国連:乗員乗客176人全員が死亡した2020年1月のウクライナ旅客機に対するイラン軍のミサイル攻撃の賠償金をめぐり、イランが西側の3ヵ国およびウクライナと対立している。
先月、墜落事故の外国人犠牲者を代表する国際調整・対応グループに共に参加したカナダ、スウェーデン、ウクライナ、英国の閣僚らが声明で、12月27日にイランから「集団賠償請求に関して…グループと交渉する必要はないと認識している」との明確な回答を受け取ったと発表した。
4ヵ国は国連アントニオ・グテーレス事務総長に送った声明の中で、賠償問題は「全ての被害者が公平かつ平等に扱われるよう」集団で対処しなければならないものだと強調した。
これらの国々は、イランは調整グループとの交渉を拒否することで、国際的な法的責任を回避していると非難し、こう宣言した。「罪のない176人の犠牲者の記憶に対する侮辱に、我々は我慢できない」
2020年1月、積みあがる証拠を前に3日間撃墜を否認した後、イランはついに、ウクライナ機がテヘランを離陸した直後に、同国の準軍事組織の革命防衛隊が地対空ミサイル2発で誤って撃墜したことを認めた。これは、イランの最高司令官を殺害したアメリカのドローン攻撃への報復として、イラクの米軍部隊にイランが弾道ミサイル攻撃を行ったのと同じ日の出来事だ。
2020年の大惨事に関する予備報告書では、イラン当局は、ボーイング737-800をアメリカの巡航ミサイルと勘違いしたという防空担当者に責任を負わせた。
調整グループは、交渉を通じて賠償問題を解決するために2年間、何度も取り組んだ後、これ以上の試みは「無駄」と判断し、4ヵ国は「これからは、国際法に従ってこの問題を解決するために取るべき次の行動に焦点を当てる」と述べた。詳細については明らかにしなかった。

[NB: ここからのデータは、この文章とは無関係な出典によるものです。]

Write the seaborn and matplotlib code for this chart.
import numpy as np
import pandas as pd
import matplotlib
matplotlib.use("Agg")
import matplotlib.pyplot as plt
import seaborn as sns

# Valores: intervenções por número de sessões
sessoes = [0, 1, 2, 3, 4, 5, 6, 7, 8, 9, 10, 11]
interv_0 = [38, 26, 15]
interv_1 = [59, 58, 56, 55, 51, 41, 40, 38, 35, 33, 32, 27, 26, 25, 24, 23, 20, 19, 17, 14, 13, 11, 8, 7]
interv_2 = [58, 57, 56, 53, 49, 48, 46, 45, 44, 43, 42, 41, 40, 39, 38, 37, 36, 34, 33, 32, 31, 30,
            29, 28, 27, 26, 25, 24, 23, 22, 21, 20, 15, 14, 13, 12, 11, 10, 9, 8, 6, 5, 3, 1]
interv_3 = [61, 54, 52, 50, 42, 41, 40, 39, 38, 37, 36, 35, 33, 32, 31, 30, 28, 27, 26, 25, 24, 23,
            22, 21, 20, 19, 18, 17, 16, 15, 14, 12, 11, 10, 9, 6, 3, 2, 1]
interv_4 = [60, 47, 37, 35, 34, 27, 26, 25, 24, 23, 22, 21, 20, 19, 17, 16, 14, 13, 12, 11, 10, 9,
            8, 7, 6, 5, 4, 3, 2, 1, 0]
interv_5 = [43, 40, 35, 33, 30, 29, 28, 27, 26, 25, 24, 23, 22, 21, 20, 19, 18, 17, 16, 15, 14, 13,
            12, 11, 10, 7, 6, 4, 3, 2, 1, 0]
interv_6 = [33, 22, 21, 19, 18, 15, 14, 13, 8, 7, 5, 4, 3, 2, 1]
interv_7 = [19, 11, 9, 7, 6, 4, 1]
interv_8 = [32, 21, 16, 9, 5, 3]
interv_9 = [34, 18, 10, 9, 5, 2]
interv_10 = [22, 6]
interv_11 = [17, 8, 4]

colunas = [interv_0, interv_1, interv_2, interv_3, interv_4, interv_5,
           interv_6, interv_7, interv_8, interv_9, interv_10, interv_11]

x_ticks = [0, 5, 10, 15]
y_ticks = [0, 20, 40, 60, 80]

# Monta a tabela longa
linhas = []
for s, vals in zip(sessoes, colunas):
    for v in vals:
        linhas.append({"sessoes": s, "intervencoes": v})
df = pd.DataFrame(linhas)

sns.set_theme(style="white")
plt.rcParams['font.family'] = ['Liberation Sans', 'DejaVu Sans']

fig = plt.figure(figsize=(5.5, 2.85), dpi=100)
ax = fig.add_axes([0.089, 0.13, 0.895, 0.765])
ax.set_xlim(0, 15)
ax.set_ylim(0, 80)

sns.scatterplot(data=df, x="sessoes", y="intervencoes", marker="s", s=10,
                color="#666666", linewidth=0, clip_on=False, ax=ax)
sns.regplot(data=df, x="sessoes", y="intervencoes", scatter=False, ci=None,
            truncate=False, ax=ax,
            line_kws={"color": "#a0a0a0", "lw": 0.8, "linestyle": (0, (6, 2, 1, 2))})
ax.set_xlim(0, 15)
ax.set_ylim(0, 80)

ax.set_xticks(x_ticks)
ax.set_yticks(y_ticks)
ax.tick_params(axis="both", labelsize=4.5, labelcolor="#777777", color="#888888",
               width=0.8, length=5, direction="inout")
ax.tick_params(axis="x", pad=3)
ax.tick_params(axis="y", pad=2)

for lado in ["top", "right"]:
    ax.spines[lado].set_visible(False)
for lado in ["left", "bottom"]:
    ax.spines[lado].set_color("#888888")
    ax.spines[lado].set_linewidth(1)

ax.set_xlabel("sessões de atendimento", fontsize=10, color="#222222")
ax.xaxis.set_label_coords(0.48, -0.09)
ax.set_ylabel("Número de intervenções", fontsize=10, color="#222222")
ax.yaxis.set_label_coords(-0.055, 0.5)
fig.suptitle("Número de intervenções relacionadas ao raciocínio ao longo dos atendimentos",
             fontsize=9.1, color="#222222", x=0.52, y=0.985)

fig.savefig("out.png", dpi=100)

イランのマジド・タフテ・ラバンチ国連大使は、10日に配布された事務総長宛ての手紙の中で、調整グループによる合同交渉の要求は「イランにとっては何の根拠も影響もない」ことであることを確認し、応答した。
大使は、イランはこれまでに4ヵ国それぞれとの二国間交渉を申し出ており、「カナダ、スウェーデン、ウクライナ、イギリスとさらに二国間交渉を行う意思を改めて表明する」と、述べた。
ラバンチ大使は、二国間交渉を行わずに、4ヵ国が「イランと交渉しようとするのは無駄と結論づけた」ことを「皮肉」と表現した。
大使は、イランは2020年7月と2021年6月にキエフで、2020年10月にテヘランで行われたウクライナとの3回の二国間協議に参加し、「国内外の義務を果たすために実現可能な全ての措置を取ってきた」と、述べた。
イラン政府は、「政治目的でイラン政府に圧力をかける手段を用いて、事故やそれに関連する技術的問題を政治問題化しようとするいかなる試みも強く非難する」と、大使は語った。
ラバンチ大使は、イラン内閣が2021年1月5日に「事故で命を落としたそれぞれの人の相続人に15万ドルの見舞金を支払う」指令を出したと語った。大使は、政府がこれまでに「多くの家族に」支払いを行ったと付け加えた。
「支払いは国籍に関係なく、差別することなく、全ての家族に対して行われる一方で、これに関して支払い対象であると自ら主張するグループによる根拠のない申し立ては断固として拒否することを、イラン・イスラム共和国はもう一度改めて繰り返す」と、大使は述べた。
2021年11月21日、イラン国営通信社IRNAは、軍によるウクライナ機撃墜をめぐり、軍人10人(「様々な階級」の容疑者)が参加する審理が始まり、犠牲者の家族や弁護士も出席したと報じた。
ラバンチ大使は手紙の中で、裁判は「現在進んでおり」、「犠牲者の家族が招かれ、イランの管轄裁判所に対し、被告人を提訴できることが正式に告知された」と述べた。大使はまた、これまでに複数回の審理が被害者家族立ち会いのもとで行われたと付け加えた。